The tale of how the Frederick County Ethics Commission ultimately ruled that Commissioner Kirby Delauter’s contracting business shouldn’t be doing construction work in the county is a twisted one.
That said, Delauter should not be ignoring the commission’s advisory opinion on the matter and continuing to pursue work in the county — even though the opinion is not legally binding.
As a commissioner, Delauter should be prepared to do whatever is necessary to avoid even the potential for a conflict of interest. If he didn’t know that when he ran for the board in 2010, he should have.
Public officials must be adhere to the highest ethical standards. Indeed, Delauter requested the committee’s opinion on the matter.
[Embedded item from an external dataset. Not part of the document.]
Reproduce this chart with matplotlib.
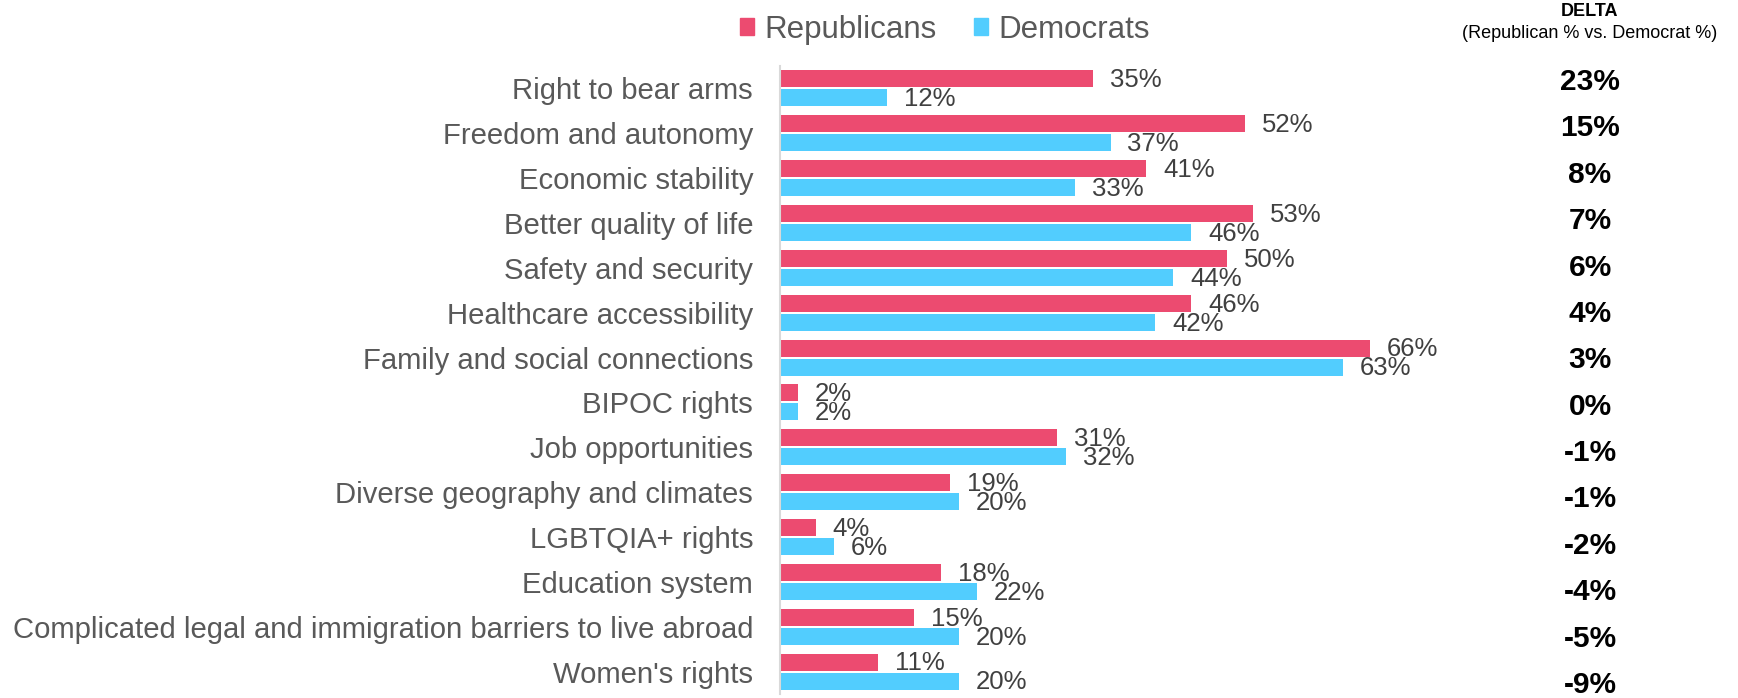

The March 2011 opinion effectively bars Delauter’s company, W.F. Delauter & Son Inc., from doing construction contracting work in the county, including that undertaken on private projects by private developers. County regulations prohibit Delauter’s company from bidding on county-funded projects.
According to the commission, the potential conflict in Delauter’s company working on private projects lies in the fact all construction work in the county, public and private, is inspected by county inspectors — all of whom ultimately work for Delauter and the commissioners.
As The Gazette’s Katherine Heerbrandt reports this week, W.F. Delauter is the contractor on a pair of water and sewer projects being completed under a pilot program, which the commissioners approved in May 2011, that allows private developers working on such projects to hire private inspectors.
That would seem to be an opening under which Delauter’s company could ethically be a part of construction work being done under the pilot.
However, the program also requires oversight by county inspectors, which brings the matter — ethically speaking — full circle. In addition, one of Delauter’s business partners has applied for a permit for a construction project that is outside of the pilot and will be inspected by county employees.
Delauter and his lawyer say Delauter is not abiding by the ethics committee’s advisory opinion because the committee reached its decision in a manner that denied Delauter due process.
Although the committee reversed itself twice before finally deciding on the matter, it made the right decision in the end. If Delauter expects to continue serving the citizens of Frederick County in a manner that removes all doubt about his reliability and credibility, he should abide by the commission’s advice.